Brigitte Bardot stanęła po stronie Gerarda Depardieu, który znalazł się w ogniu krytyki po decyzji o opuszczeniu Francji z powodu wysokich podatków. Zdaniem słynnej aktorki ataki na jej kolegę po fachu są nieusprawiedliwione. "Reprezentuje Francję swą wyjątkową popularnością i sławą" - podkreśliła w specjalnym oświadczeniu.

Popieram Gerarda Depardieu - ofiarę całkowicie nieuzasadnionej nagonki - napisała aktorka, słynąca głównie z niestrudzonej walki o prawa zwierząt. Prawda, że lubi korridę, lecz to nie przeszkadza mu być wspaniałym aktorem, który reprezentuje Francję swą wyjątkową popularnością i sławą - dodała.

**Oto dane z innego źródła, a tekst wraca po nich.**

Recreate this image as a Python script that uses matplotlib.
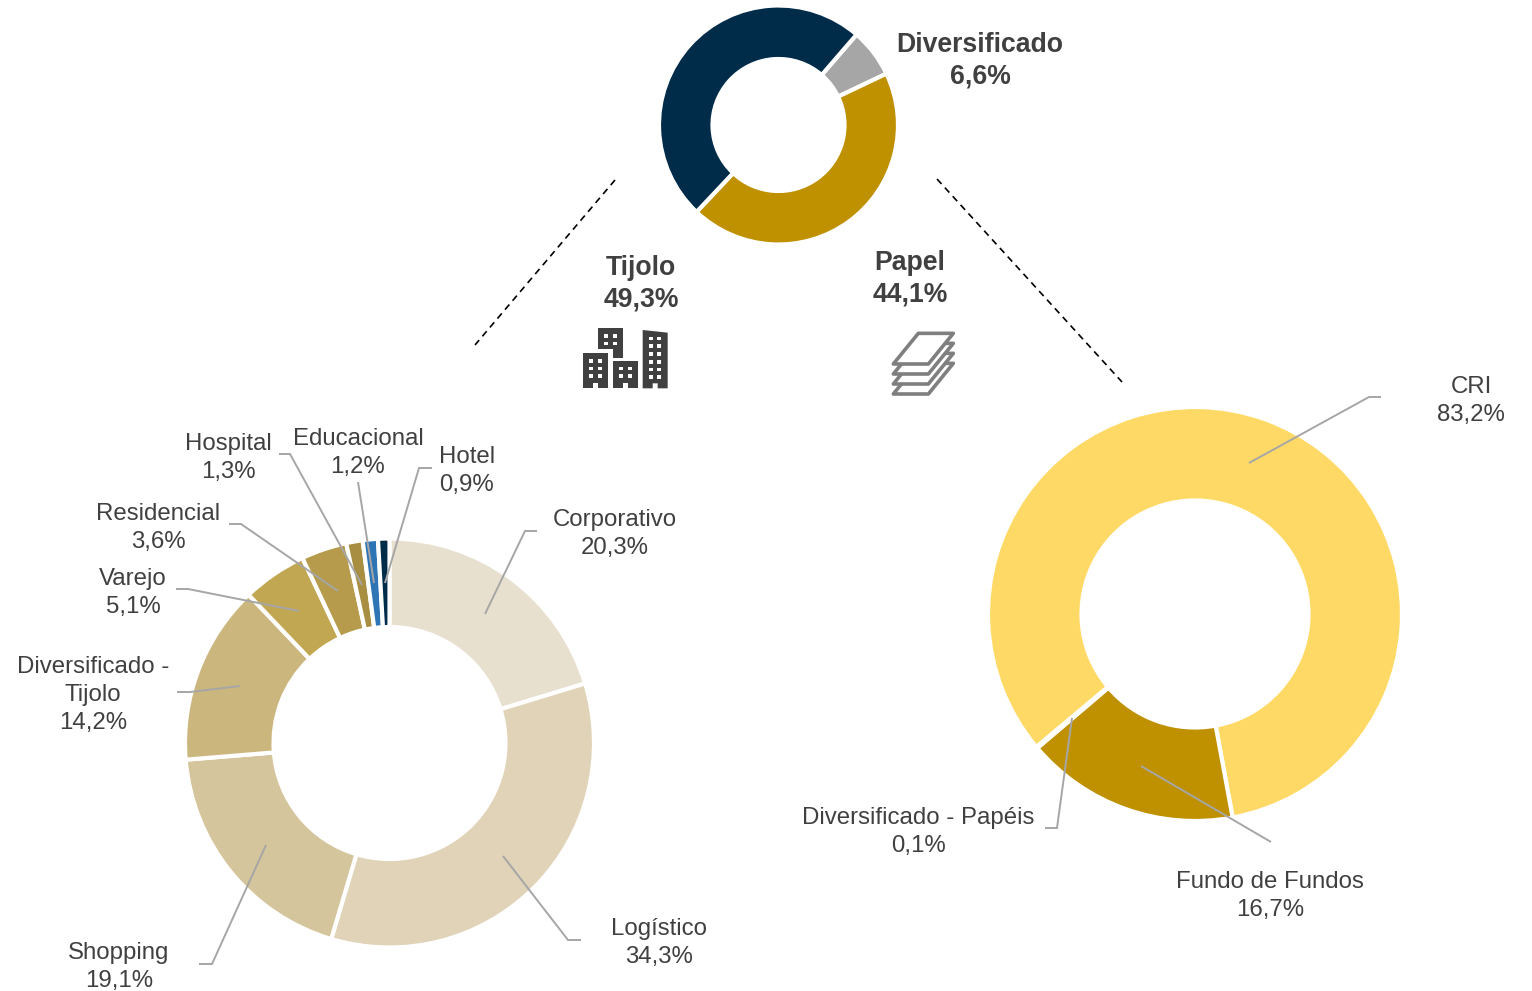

Bardot skrytykowała także oskarżycielski wobec Depardieu tekst innego aktora Philippe'a Torretona, opublikowany w dzienniku "Liberation". Poleciła autorowi, by zachował "swój jad, ordynarność, swą mierność i zazdrość do tego, by obrażać tych, którzy na to zasługują".

Gwiazda kina nie chce płacić wysokich podatków

63-letni Depardieu jest od niedawna zameldowany w belgijskiej wiosce Nechin tuż przy granicy z Francją. Znalazł tam schronienie przed 75-procentowym podatkiem, który muszą płacić Francuzi zarabiający ponad milion euro rocznie. Po fali krytyki, w tym z ust premiera Francji, postanowił zrzec się francuskiego obywatelstwa, co wywołało jeszcze większe wzburzenie.

Według dziennika "Le Monde" Depardieu na razie mieszka w wystawionym już na sprzedaż domu w Paryżu i żegna się z kupcami i rzemieślnikami w swoim rejonie.